- Direction -
Without the pictures, extract every line from the start of the material to the line containing "Chart.register(...registerables);", both ends included.

- Task inputs -
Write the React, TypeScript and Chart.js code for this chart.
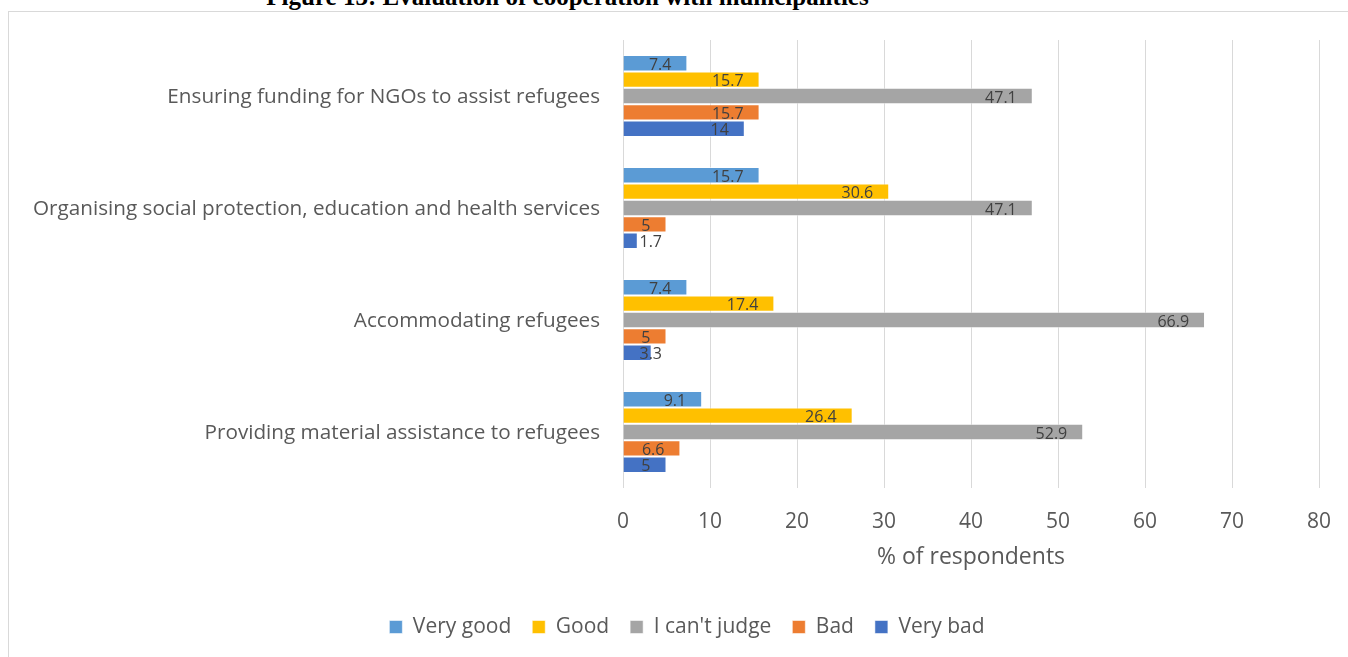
import React, { useEffect, useRef } from "react";
import { Chart, registerables } from "chart.js";

Chart.register(...registerables);

const categories = [
  "Ensuring funding for NGOs to assist refugees",
  "Organising social protection, education and health services",
  "Accommodating refugees",
  "Providing material assistance to refugees",
];
const seriesNames = ["Very good", "Good", "I can't judge", "Bad", "Very bad"];
const veryGood = [7.4, 15.7, 7.4, 9.1];
const good = [15.7, 30.6, 17.4, 26.4];
const cantJudge = [47.1, 47.1, 66.9, 52.9];
const bad = [15.7, 5, 5, 6.6];
const veryBad = [14, 1.7, 3.3, 5];
const seriesColors = ["#5B9BD5", "#FFC000", "#A5A5A5", "#ED7D31", "#4472C4"];
const xMin = 0;
const xMax = 80;
const xStep = 10;
const titleText = "Figure 13: Evaluation of cooperation with municipalities";
const xAxisTitle = "% of respondents";

const TEXT = "#595959";
const FONT = "'Open Sans', 'Noto Sans', sans-serif";

const barLabels = {
  id: "barLabels",
  afterDatasetsDraw(chart: any) {
    const ctx = chart.ctx;
    ctx.save();
    ctx.font = `16px ${FONT}`;
    ctx.fillStyle = "#404040";
    ctx.textAlign = "right";
    ctx.textBaseline = "middle";
    chart.data.datasets.forEach((ds: any, i: number) => {
      const meta = chart.getDatasetMeta(i);
      meta.data.forEach((el: any, j: number) => {
        const txt = String(ds.data[j]);
        const w = ctx.measureText(txt).width;
        const right = Math.max(el.x - 16, el.base + 16 + w);
        ctx.fillText(txt, right, el.y + 2);
      });
    });
    ctx.restore();
  },
};

const legendShift = {
  id: "legendShift",
  afterLayout(chart: any) {
    const lg = chart.legend;
    if (lg) {
      lg.left += 23;
      lg.right += 23;
    }
  },
};

export default function App() {
  const ref = useRef<HTMLCanvasElement>(null);

  useEffect(() => {
    if (!ref.current) return;
    const values = [veryGood, good, cantJudge, bad, veryBad];
    const chart = new Chart(ref.current, {
      type: "bar",
      data: {
        labels: categories,
        datasets: seriesNames.map((name, i) => ({
          label: name,
          data: values[i],
          backgroundColor: seriesColors[i],
          borderColor: "rgba(255,255,255,0.55)",
          borderWidth: 1,
          categoryPercentage: 0.732,
          barPercentage: 1,
        })),
      },
      options: {
        indexAxis: "y",
        responsive: false,
        animation: false,
        devicePixelRatio: 1,
        layout: { padding: { left: 0, right: 47, top: 28, bottom: 10.5 } },
        plugins: {
          legend: {
            position: "bottom",
            labels: {
              boxWidth: 13,
              boxHeight: 13,
              padding: 21,
              color: TEXT,
              font: { family: FONT, size: 21 },
            },
          },
          tooltip: { enabled: false },
        },
        scales: {
          x: {
            min: xMin,
            max: xMax,
            ticks: { stepSize: xStep, padding: 21, color: TEXT, font: { family: FONT, size: 21 } },
            grid: { color: "#D9D9D9", drawTicks: false, lineWidth: 1 },
            border: { display: false },
            title: {
              display: true,
              text: xAxisTitle,
              color: TEXT,
              font: { family: FONT, size: 23 },
              padding: { top: 10, bottom: 24.7 },
            },
            afterFit: (s: any) => {
              s.height = 107.5;
            },
          },
          y: {
            ticks: { padding: 23, labelOffset: 1, color: TEXT, font: { family: FONT, size: 20.7 } },
            grid: { display: false, drawTicks: false },
            border: { display: false },
            afterFit: (s: any) => {
              s.width = 614;
              s.paddingTop = 0;
              s.paddingBottom = 0;
            },
          },
        },
      } as any,
      plugins: [barLabels, legendShift],
    });
    return () => chart.destroy();
  }, []);

  return (
    <div
      style={{
        position: "fixed",
        left: 0,
        top: 0,
        width: 1348,
        height: 657,
        overflow: "hidden",
        background: "#ffffff",
      }}
    >
      <div
        style={{
          position: "absolute",
          left: 8,
          top: 11,
          width: 1400,
          height: 700,
          border: "1px solid #D9D9D9",
          boxSizing: "border-box",
        }}
      />
      <div
        style={{
          position: "absolute",
          left: 0,
          top: -16,
          width: 1135,
          textAlign: "center",
          font: "bold 25px 'Liberation Serif', 'Times New Roman', serif",
          lineHeight: "25px",
          whiteSpace: "nowrap",
          color: "#000000",
        }}
      >
        {titleText}
      </div>
      <canvas
        ref={ref}
        width={1357}
        height={646}
        style={{ position: "absolute", left: 9, top: 12, width: 1357, height: 646 }}
      />
    </div>
  );
}
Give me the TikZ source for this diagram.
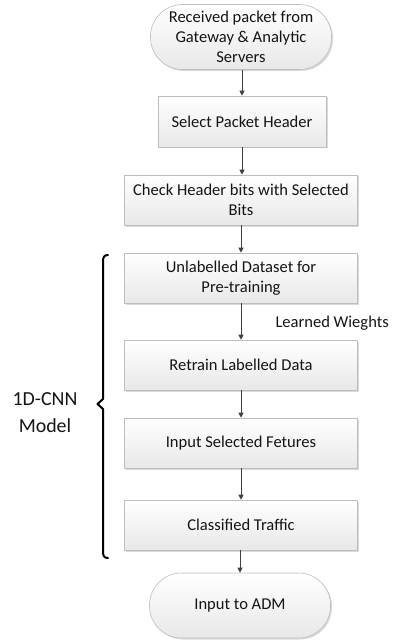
\documentclass[tikz,border=0pt]{standalone}
\usepackage{fontspec}
\setmainfont{Carlito}
\usetikzlibrary{shadows,arrows.meta}
\definecolor{txt}{HTML}{141414}
\definecolor{edge}{HTML}{BDBDBD}
\definecolor{arrowc}{HTML}{404040}
\tikzset{
  x=1bp, y=-1bp,
  every node/.style={text=txt, font=\fontsize{16.6}{20}\selectfont},
  flowbox/.style={draw=edge, line width=0.6bp, top color=white, bottom color=black!9,
    minimum width=233bp, minimum height=50bp, align=center, inner sep=1bp,
    drop shadow={shadow xshift=1.5bp, shadow yshift=-1.5bp, opacity=0.25, fill=black!60}},
  terminal/.style={flowbox, rounded corners=32bp, minimum width=181bp, minimum height=65bp},
  arr/.style={draw=arrowc, line width=1bp, -{Triangle[length=5bp,width=5bp]}},
  bracket/.style={draw=black, line width=2bp, line join=round, line cap=round}
}
\begin{document}
\begin{tikzpicture}
\useasboundingbox (0,0) rectangle (392,643);

% process steps
\node[terminal] (recv) at (241,37) {Received packet from\\Gateway \& Analytic\\Servers};
\node[flowbox, minimum width=168bp, minimum height=51bp] (hdr) at (242,121.5) {Select Packet Header};
\node[flowbox] (check) at (241,200) {Check Header bits with Selected\\Bits};
\node[flowbox] (unlab) at (241,278) {Unlabelled Dataset for\\Pre-training};
\node[flowbox] (retrain) at (241,365) {Retrain Labelled Data};
\node[flowbox] (feat) at (241,443) {Input Selected Fetures};
\node[flowbox] (cls) at (241,525) {Classified Traffic};
\node[terminal] (adm) at (240,605.5) {Input to ADM};

% connectors
\draw[arr] (recv.south -| hdr.north) -- (hdr.north);
\draw[arr] (hdr.south) -- (check.north -| hdr.south);
\draw[arr] (check) -- (unlab);
\draw[arr] (unlab) -- node[anchor=west, xshift=33bp, yshift=-2bp, inner sep=1bp] (lw) {Learned Wieghts} (retrain);
\draw[arr] (retrain) -- (feat);
\draw[arr] (feat) -- (cls);
\draw[arr] (cls.south -| adm.north) -- (adm.north);

% bracket around the model stages
\coordinate (btop) at (108,255);
\coordinate (btip) at (97.5,404);
\coordinate (bbot) at (108,558);
\draw[bracket] (btop) .. controls (104,255) and (103,257) .. (103,262)
  -- (103,399) -- (btip) -- (103,409)
  -- (103,551) .. controls (103,556) and (104,558) .. (bbot);
\node[font=\fontsize{20}{27}\selectfont, align=center] (model) at (45,413) {1D-CNN\\Model};
\end{tikzpicture}
\end{document}
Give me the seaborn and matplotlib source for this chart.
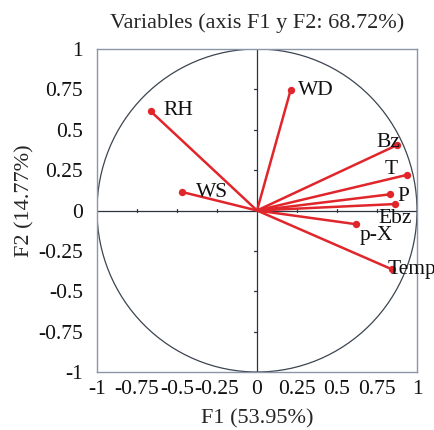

- Exercise solution -
Write the React, TypeScript and Chart.js code for this chart.
import React, { useEffect, useRef } from "react";
import { Chart, registerables } from "chart.js";

Chart.register(...registerables);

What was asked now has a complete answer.